* **Do this**:
Give an exact transcription of every line, dropping the images.

## start

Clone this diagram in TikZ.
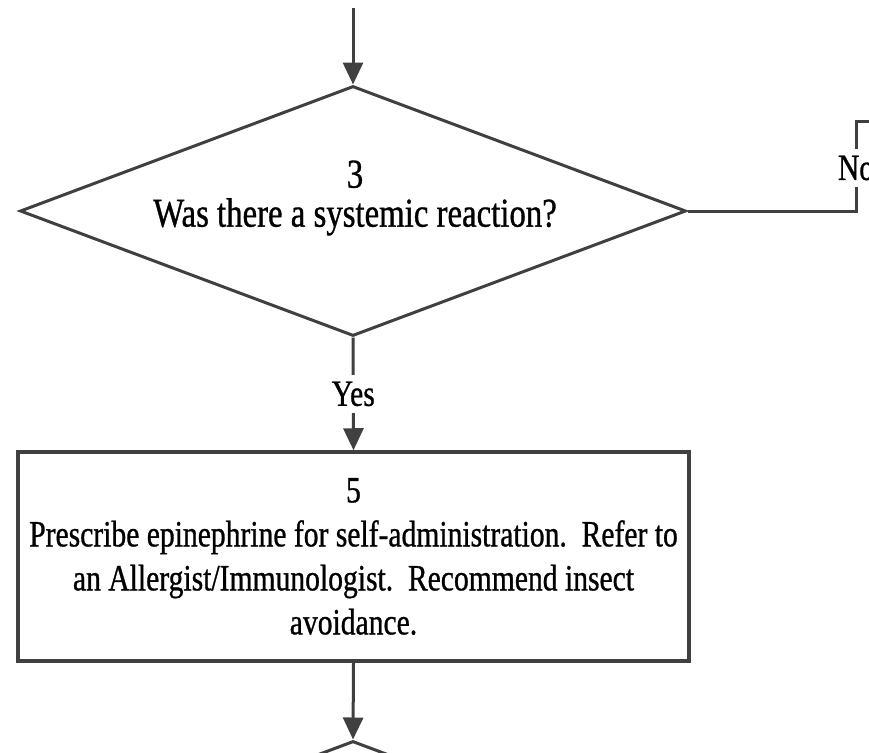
\documentclass[tikz,border=0pt]{standalone}
\usepackage{fontspec}
\setmainfont{Liberation Serif}[FakeStretch=0.8, FakeBold=0.8]
\usetikzlibrary{positioning, shapes.geometric, arrows.meta, calc}

\begin{document}
\begin{tikzpicture}[
    % GLOBAL CFG
    x=1pt, y=-1pt,
    font=\fontsize{37}{44}\selectfont,
    >={Triangle[width=20pt,length=22pt]},
    % Styles
    decision/.style={% For the question diamonds
        diamond,
        draw=black!75,
        line width=3pt,
        aspect=2.66,
        minimum width=666pt,
        minimum height=250pt,
        inner sep=0pt,
        },
    question/.style={% Text set in a diamond
        align=center,
        font=\fontsize{41}{39}\selectfont,
        },
    action/.style={% For the action boxes
        rectangle,
        draw=black!75,
        line width=3.5pt,
        minimum width=671pt,
        minimum height=209pt,
        align=center,
        },
    answer/.style={% Yes and No sitting on the lines
        fill=white,
        inner xsep=1pt,
        inner ysep=7pt,
        },
    Flow/.style={% Connectors
        draw=black!75,
        line width=3pt,
        },
    ]

    % Fix the page and cut what runs over it
    \useasboundingbox (0,0) rectangle (869,752);
    \clip (0,0) rectangle (869,752);

    % Draw the question and the action
    \node [decision] (q3) at (353,211) {};
    \node [question] (q3text) at (355,198) {3\\Was there a systemic reaction?};
    \node [action] (act5) at (353.5,556.5) {5\\Prescribe epinephrine for self-administration.\ \ Refer to\\an Allergist/Immunologist.\ \ Recommend insect\\avoidance.};
    \node [decision] (q6) at (353,866) {};

    % Free ends
    \coordinate (in) at (353,8);
    \coordinate (noturn) at (856,121);
    \coordinate (noend) at (880,121);

    % Start connecting all.
    \draw [Flow, ->] (in) -- (q3.north);
    \draw [Flow, ->] (q3.south) -- node[answer] (yes) {Yes} (act5.north);
    \draw [Flow, ->] (act5.south) -- (q6.north);

    % The No branch leaves to the right
    \draw [Flow] (q3.east) -| (noturn) -- (noend);
    \node [answer] (no) at (856,168) {No};
\end{tikzpicture}
\end{document}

## end

* **Correct response**:
Clone this diagram in TikZ.
\documentclass[tikz,border=0pt]{standalone}
\usepackage{fontspec}
\setmainfont{Liberation Serif}[FakeStretch=0.8, FakeBold=0.8]
\usetikzlibrary{positioning, shapes.geometric, arrows.meta, calc}

\begin{document}
\begin{tikzpicture}[
    % GLOBAL CFG
    x=1pt, y=-1pt,
    font=\fontsize{37}{44}\selectfont,
    >={Triangle[width=20pt,length=22pt]},
    % Styles
    decision/.style={% For the question diamonds
        diamond,
        draw=black!75,
        line width=3pt,
        aspect=2.66,
        minimum width=666pt,
        minimum height=250pt,
        inner sep=0pt,
        },
    question/.style={% Text set in a diamond
        align=center,
        font=\fontsize{41}{39}\selectfont,
        },
    action/.style={% For the action boxes
        rectangle,
        draw=black!75,
        line width=3.5pt,
        minimum width=671pt,
        minimum height=209pt,
        align=center,
        },
    answer/.style={% Yes and No sitting on the lines
        fill=white,
        inner xsep=1pt,
        inner ysep=7pt,
        },
    Flow/.style={% Connectors
        draw=black!75,
        line width=3pt,
        },
    ]

    % Fix the page and cut what runs over it
    \useasboundingbox (0,0) rectangle (869,752);
    \clip (0,0) rectangle (869,752);

    % Draw the question and the action
    \node [decision] (q3) at (353,211) {};
    \node [question] (q3text) at (355,198) {3\\Was there a systemic reaction?};
    \node [action] (act5) at (353.5,556.5) {5\\Prescribe epinephrine for self-administration.\ \ Refer to\\an Allergist/Immunologist.\ \ Recommend insect\\avoidance.};
    \node [decision] (q6) at (353,866) {};

    % Free ends
    \coordinate (in) at (353,8);
    \coordinate (noturn) at (856,121);
    \coordinate (noend) at (880,121);

    % Start connecting all.
    \draw [Flow, ->] (in) -- (q3.north);
    \draw [Flow, ->] (q3.south) -- node[answer] (yes) {Yes} (act5.north);
    \draw [Flow, ->] (act5.south) -- (q6.north);

    % The No branch leaves to the right
    \draw [Flow] (q3.east) -| (noturn) -- (noend);
    \node [answer] (no) at (856,168) {No};
\end{tikzpicture}
\end{document}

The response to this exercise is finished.